(Task goal):
Begin at the line containing "Recreate this image as a component" and stop at the line containing "const data = massMeV.map((m, i)"; copy those lines exactly, ends included, and nothing else.

(Supplied records):
-*-

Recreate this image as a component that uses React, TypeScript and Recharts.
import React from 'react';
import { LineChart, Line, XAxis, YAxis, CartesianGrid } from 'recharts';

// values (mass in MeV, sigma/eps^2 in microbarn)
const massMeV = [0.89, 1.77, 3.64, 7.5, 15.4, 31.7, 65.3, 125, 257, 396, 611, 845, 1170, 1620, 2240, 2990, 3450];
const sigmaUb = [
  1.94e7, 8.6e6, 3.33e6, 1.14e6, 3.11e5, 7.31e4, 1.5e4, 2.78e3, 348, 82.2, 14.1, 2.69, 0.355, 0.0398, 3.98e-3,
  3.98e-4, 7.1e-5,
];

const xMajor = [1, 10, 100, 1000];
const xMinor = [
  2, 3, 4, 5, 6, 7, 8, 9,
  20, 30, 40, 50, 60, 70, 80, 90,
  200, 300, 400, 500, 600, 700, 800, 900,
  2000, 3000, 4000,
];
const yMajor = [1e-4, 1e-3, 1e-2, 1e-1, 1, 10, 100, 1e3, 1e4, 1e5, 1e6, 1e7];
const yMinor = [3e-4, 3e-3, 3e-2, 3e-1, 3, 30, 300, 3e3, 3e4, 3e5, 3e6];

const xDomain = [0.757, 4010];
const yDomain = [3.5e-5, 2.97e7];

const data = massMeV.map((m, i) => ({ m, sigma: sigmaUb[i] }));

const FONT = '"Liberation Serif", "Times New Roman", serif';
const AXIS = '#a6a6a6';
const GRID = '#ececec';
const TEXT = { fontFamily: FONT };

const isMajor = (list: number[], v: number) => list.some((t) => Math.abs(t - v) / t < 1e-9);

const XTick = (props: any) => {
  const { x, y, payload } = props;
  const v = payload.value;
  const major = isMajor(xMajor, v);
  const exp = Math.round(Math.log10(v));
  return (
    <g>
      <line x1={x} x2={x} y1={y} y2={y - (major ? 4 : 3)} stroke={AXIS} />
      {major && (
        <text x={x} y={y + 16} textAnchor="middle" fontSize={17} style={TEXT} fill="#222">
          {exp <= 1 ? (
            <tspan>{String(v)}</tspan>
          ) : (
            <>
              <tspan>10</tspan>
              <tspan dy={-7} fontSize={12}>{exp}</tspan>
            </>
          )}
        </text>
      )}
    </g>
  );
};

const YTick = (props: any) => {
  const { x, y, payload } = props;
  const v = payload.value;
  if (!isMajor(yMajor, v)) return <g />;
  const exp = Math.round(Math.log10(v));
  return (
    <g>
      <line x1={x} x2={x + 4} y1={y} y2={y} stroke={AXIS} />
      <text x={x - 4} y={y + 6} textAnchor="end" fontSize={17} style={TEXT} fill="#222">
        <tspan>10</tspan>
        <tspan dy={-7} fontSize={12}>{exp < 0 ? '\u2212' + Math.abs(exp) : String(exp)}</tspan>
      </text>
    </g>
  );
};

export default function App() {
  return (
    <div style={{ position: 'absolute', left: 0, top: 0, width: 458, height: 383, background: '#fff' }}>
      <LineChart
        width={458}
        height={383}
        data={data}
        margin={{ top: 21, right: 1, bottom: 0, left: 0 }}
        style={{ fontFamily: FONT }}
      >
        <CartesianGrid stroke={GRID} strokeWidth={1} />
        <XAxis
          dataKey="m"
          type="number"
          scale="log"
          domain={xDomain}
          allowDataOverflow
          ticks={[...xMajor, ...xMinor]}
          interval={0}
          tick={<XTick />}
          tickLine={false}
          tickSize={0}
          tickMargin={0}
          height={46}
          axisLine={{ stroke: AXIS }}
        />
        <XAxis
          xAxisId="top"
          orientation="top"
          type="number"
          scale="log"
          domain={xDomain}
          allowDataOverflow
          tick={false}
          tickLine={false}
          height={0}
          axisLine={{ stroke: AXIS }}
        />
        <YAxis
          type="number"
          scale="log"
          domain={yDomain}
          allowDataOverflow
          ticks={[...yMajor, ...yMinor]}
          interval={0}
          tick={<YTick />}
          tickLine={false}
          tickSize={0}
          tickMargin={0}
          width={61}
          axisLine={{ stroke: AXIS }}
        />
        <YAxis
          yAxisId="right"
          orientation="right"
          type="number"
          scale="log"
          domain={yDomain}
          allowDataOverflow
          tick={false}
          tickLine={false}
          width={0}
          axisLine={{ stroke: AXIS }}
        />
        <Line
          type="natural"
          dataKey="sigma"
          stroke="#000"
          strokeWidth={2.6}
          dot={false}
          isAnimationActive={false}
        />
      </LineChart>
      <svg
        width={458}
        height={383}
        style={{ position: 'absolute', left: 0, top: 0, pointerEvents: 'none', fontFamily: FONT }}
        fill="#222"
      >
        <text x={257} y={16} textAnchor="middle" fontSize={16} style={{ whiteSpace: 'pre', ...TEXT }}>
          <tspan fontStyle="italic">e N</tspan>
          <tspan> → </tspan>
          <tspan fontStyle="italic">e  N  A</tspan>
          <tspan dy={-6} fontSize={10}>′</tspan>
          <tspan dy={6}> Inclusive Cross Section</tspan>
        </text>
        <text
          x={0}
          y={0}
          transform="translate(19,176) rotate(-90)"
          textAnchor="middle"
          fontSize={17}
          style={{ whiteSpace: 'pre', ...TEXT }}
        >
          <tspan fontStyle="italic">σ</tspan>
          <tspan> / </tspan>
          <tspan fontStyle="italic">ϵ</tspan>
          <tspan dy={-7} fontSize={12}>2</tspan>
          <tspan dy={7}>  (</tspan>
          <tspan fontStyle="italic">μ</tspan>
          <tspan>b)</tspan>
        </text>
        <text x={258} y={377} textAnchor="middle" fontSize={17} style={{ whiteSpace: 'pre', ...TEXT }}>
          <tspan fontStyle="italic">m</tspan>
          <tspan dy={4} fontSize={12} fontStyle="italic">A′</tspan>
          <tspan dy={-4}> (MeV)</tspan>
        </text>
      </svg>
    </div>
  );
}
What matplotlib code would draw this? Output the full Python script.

-*-

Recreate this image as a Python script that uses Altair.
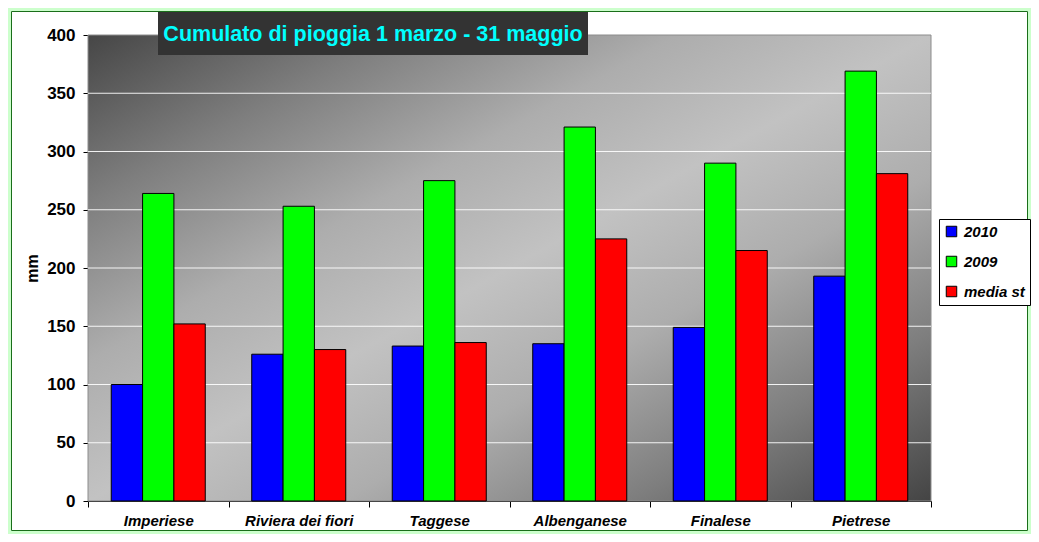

-*-

(Response to this exercise):
Recreate this image as a component that uses React, TypeScript and Recharts.
import React from 'react';
import { LineChart, Line, XAxis, YAxis, CartesianGrid } from 'recharts';

// values (mass in MeV, sigma/eps^2 in microbarn)
const massMeV = [0.89, 1.77, 3.64, 7.5, 15.4, 31.7, 65.3, 125, 257, 396, 611, 845, 1170, 1620, 2240, 2990, 3450];
const sigmaUb = [
  1.94e7, 8.6e6, 3.33e6, 1.14e6, 3.11e5, 7.31e4, 1.5e4, 2.78e3, 348, 82.2, 14.1, 2.69, 0.355, 0.0398, 3.98e-3,
  3.98e-4, 7.1e-5,
];

const xMajor = [1, 10, 100, 1000];
const xMinor = [
  2, 3, 4, 5, 6, 7, 8, 9,
  20, 30, 40, 50, 60, 70, 80, 90,
  200, 300, 400, 500, 600, 700, 800, 900,
  2000, 3000, 4000,
];
const yMajor = [1e-4, 1e-3, 1e-2, 1e-1, 1, 10, 100, 1e3, 1e4, 1e5, 1e6, 1e7];
const yMinor = [3e-4, 3e-3, 3e-2, 3e-1, 3, 30, 300, 3e3, 3e4, 3e5, 3e6];

const xDomain = [0.757, 4010];
const yDomain = [3.5e-5, 2.97e7];

const data = massMeV.map((m, i) => ({ m, sigma: sigmaUb[i] }));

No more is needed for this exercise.